Internal combustion engines are modeled by the Otto cycle rather than by the Carnot cycle. Looking at this link for the Otto cycle (or this great link from MIT), you may observe that in this cycle there are four temperatures involved, and the efficiency is given by

$$ \epsilon_O = 1-\frac{T_4- T_1}{T_3 - T_2}. $$

However, in an ideal Otto cycle we have that $T_4/T_1 = T_3/T_2$, and we get an "effective Carnot form" for the efficiency:

$$ \epsilon_O = 1-\frac{T_1}{T_2}. $$

Now, using the isentropic equations of ideal gases, we obtain the following simple expression

$$ \epsilon_O = 1- \frac{1}{(V_1/V_2)^{\gamma -1}}, $$

where $\gamma$ is the *specific heat ratio* ($c_p/c_v$)

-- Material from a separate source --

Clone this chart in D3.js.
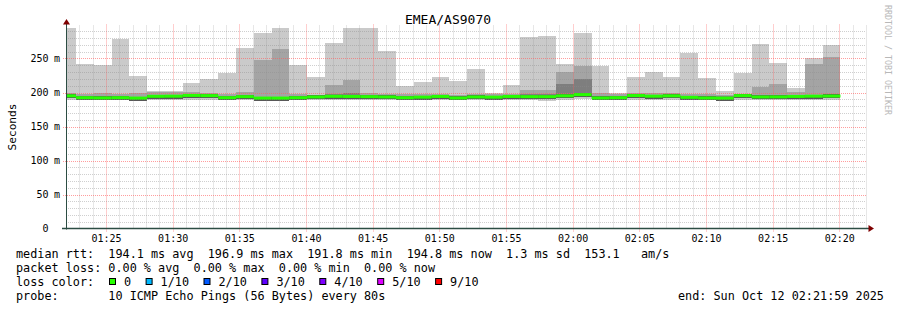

At the end of the Wikipedia sentence that you quote, there is a reference to a course by the University of Washington (see link here). There it is stated that most current auto engines have compression ratio $V_1/V_2=10$ and the mixture of air, gasoline vapor, CO$_2$, CO and H$_2$O has an effective specific heat ratio of $\gamma=1.27$. Plugging this into our formula we get $\eta_O=0.46=46\% $, which is pretty close to what Chase said. I would call this the theoretical limit for the efficiency of the **internal combustion engine**!

But how do they get $35-37\%$ instead? Here I have to quote the Uni of Washington link directly:

(...) you get h = 0.46. Multiply this by about 0.75 to account for real cycle effects (such as the time it takes to burn, heat losses to the coolant, and exhaust valves that open before the piston fully reaches bottom position) and you have h = 0.35.

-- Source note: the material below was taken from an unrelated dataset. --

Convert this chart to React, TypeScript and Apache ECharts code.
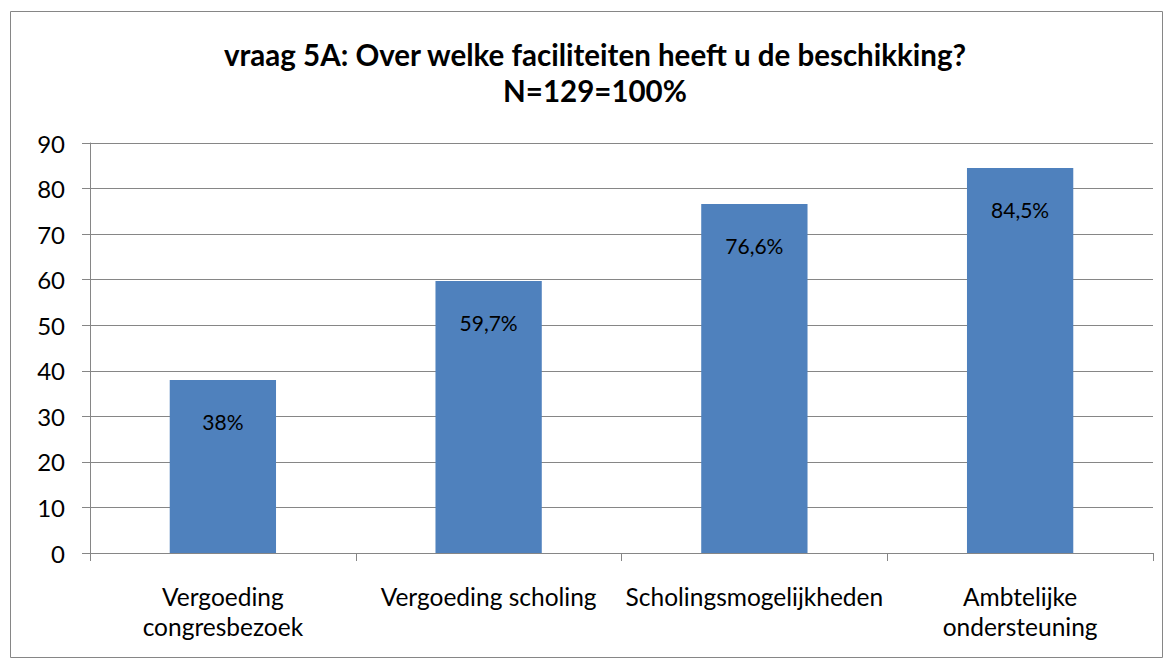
import React, { useEffect, useRef } from "react";
import * as echarts from "echarts";

const titleLines = ["vraag 5A: Over welke faciliteiten heeft u de beschikking?", "N=129=100%"];
const categories = ["Vergoeding\ncongresbezoek", "Vergoeding scholing", "Scholingsmogelijkheden", "Ambtelijke\nondersteuning"];
const values = [38, 59.7, 76.6, 84.5];
const valueLabels = ["38%", "59,7%", "76,6%", "84,5%"];
const yMin = 0;
const yMax = 90;
const yInterval = 10;

const FONT = "Lato";

export default function App() {
  const ref = useRef<HTMLDivElement>(null);
  useEffect(() => {
    if (!ref.current) return;
    const chart = echarts.init(ref.current, undefined, { renderer: "svg" });
    chart.setOption({
      animation: false,
      backgroundColor: "#ffffff",
      graphic: [
        {
          type: "rect",
          shape: { x: 10.5, y: 11.5, width: 1152, height: 646 },
          style: { fill: "none", stroke: "#868686", lineWidth: 1 },
          silent: true,
        },
        {
          type: "text",
          x: 595,
          y: 72,
          style: {
            text: titleLines.join("\n"),
            fontFamily: FONT,
            fontWeight: "bold",
            fontSize: 29.5,
            lineHeight: 36,
            fill: "#000",
            align: "center",
            verticalAlign: "middle",
          },
          silent: true,
        },
      ],
      grid: { left: 90, right: 19, top: 143, bottom: 113 },
      xAxis: {
        type: "category",
        data: categories,
        axisLine: { lineStyle: { color: "#868686", width: 1 } },
        axisTick: { show: true, length: 8, lineStyle: { color: "#868686" } },
        axisLabel: { fontFamily: FONT, fontSize: 24.5, color: "#000", margin: 28, lineHeight: 30, interval: 0 },
      },
      yAxis: {
        type: "value",
        min: yMin,
        max: yMax,
        interval: yInterval,
        axisLine: { show: true, lineStyle: { color: "#868686", width: 1 } },
        axisTick: { show: true, length: 8, lineStyle: { color: "#868686" } },
        axisLabel: { fontFamily: FONT, fontSize: 24, color: "#000", margin: 25 },
        splitLine: { lineStyle: { color: "#868686", width: 1 } },
      },
      series: [
        {
          type: "bar",
          data: values,
          barWidth: "40%",
          itemStyle: { color: "#4F81BD" },
          label: {
            show: true,
            position: "insideTop",
            distance: 31,
            fontFamily: FONT,
            fontSize: 21,
            color: "#000",
            formatter: (p: any) => valueLabels[p.dataIndex],
          },
        },
      ],
    });
    return () => chart.dispose();
  }, []);
  return (
    <div style={{ position: "fixed", left: 0, top: 0, width: 1172, height: 666, background: "#fff" }}>
      <div ref={ref} style={{ width: 1172, height: 666 }} />
    </div>
  );
}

So in conclusion, after a careful look through the different links, I have to agree with Chase (with the above described additions), the efficiency limit dictated by thermodynamics is ~46%, and the 35% limit arrives when additional real-life considerations are taken into account. Although admittedly this "*let's multiply by 0.75*" approach does not sound very well grounded on its own. But at least it answers your question "*where this number comes from*".